Can someone remind me why Apple is so anti-VM in seemingly every instance?

It just seems so arbitrary and unhelpful, and I have a hard time imagining that the amount of hardware purchased it forces outweigh the benefits from making macOS/iOS better platforms for development and computation.

It just seems like such an odd stance to take.

Apple is not anti-VM. It is anti VM-on-non-Apple-hardware. ;-)

Presumably they have determined that lost hardware sales would offset any increased app or service sales from allowing VMs on non-Apple hardware.

Though I don't actually know what platform macOS and iOS VMs run on in GitHub Actions and Azure pipelines.

Edit: apparently Azure pipelines uses Mac pros. https://learn.microsoft.com/en-us/azure/devops/pipelines/age...

Considering a couple years ago, "Apple Hardware" was an intel CPU with an nvidia GPU I've always wondered why you couldn't just throw a million dollars at them so they could stick apple stickers on your rack and let you run MacOS VMs. The company I used to work for had to do crazy gymnastics just to test software and scan for malware on their OS.

Nvidia? Which apple product had Nvidia in it?

MacBook pros did for awhile until they leaked some detail about an upcoming product and Apple switched vendors.
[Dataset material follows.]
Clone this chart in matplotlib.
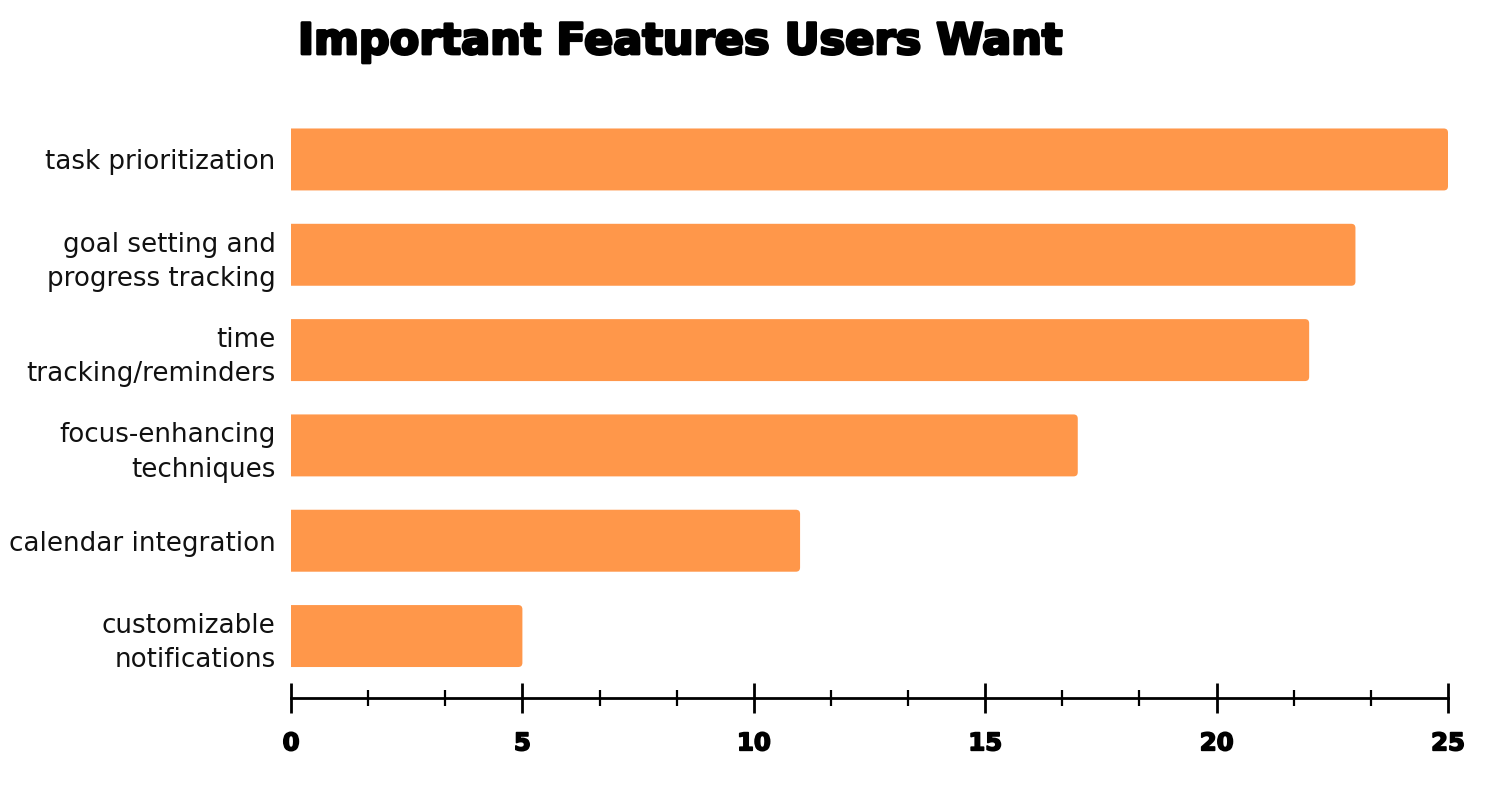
import matplotlib
matplotlib.use("Agg")
import matplotlib.pyplot as plt
import matplotlib.patheffects as pe
from matplotlib.ticker import MultipleLocator
from matplotlib.patches import FancyBboxPatch

categories = [
    "customizable\nnotifications",
    "calendar integration",
    "focus-enhancing\ntechniques",
    "time\ntracking/reminders",
    "goal setting and\nprogress tracking",
    "task prioritization",
]
values = [5, 11, 17, 22, 23, 25]
xticks = [0, 5, 10, 15, 20, 25]
title = "Important Features Users Want"
bar_color = "#FF974A"

fig = plt.figure(figsize=(15.03, 8.07), dpi=100)
ax = fig.add_axes([291/1503, 1 - 698/807, (1448-291)/1503, (698-97.5)/807])

ypos = list(range(len(categories)))
bars = ax.barh(ypos, values, height=0.65, color=bar_color, edgecolor="none")
ax.set_xlim(0, 25)
ax.set_ylim(-0.65, 5.65)

# rounded right-hand ends; the left end is tucked behind the axis and clipped
aspect = (95.3 / 46.3)
for b in bars:
    x, y, w, h = b.get_x(), b.get_y(), b.get_width(), b.get_height()
    b.set_visible(False)
    p = FancyBboxPatch((x - 0.5, y), w + 0.5, h,
                       boxstyle="round,pad=0,rounding_size=0.09",
                       mutation_aspect=1/aspect,
                       facecolor=bar_color, edgecolor="none", clip_on=True)
    ax.add_patch(p)

ax.set_yticks(ypos)
ax.set_yticklabels(categories, fontsize=18.8, family="DejaVu Sans", color="#111111",
                   linespacing=1.42)
ax.tick_params(axis="y", length=0, pad=11)

heavy = [pe.withStroke(linewidth=1.2, foreground="black")]
ax.set_xticks(xticks)
ax.set_xticklabels([str(t) for t in xticks], fontsize=17.5, fontweight="bold",
                   family="DejaVu Sans")
for t in ax.get_xticklabels():
    t.set_path_effects(heavy)
ax.xaxis.set_minor_locator(MultipleLocator(5/3))
ax.tick_params(axis="x", which="major", direction="inout", length=22, width=2,
               pad=13, color="black")
ax.tick_params(axis="x", which="minor", direction="inout", length=12, width=1.6,
               color="black")

for s in ["top", "right", "left"]:
    ax.spines[s].set_visible(False)
ax.spines["bottom"].set_linewidth(2)
ax.spines["bottom"].set_color("black")

fig.text(298/1503, 1 - 42/807, title, fontsize=31, fontweight="bold",
         family="DejaVu Sans", ha="left", va="center",
         path_effects=[pe.withStroke(linewidth=2, foreground="black")])

fig.savefig("out.png", dpi=100)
Can't reply to the child comment, but...

I only found one article about this from back in 2008. It was definitely a thing back then, I just can't find it.... But indeed likely second fiddle to the gpu issues around the same time, I totally forgot about that.

The comment time stamp is clickable, you should see the reply button there.

Thank you! I need the cheatsheet for this site.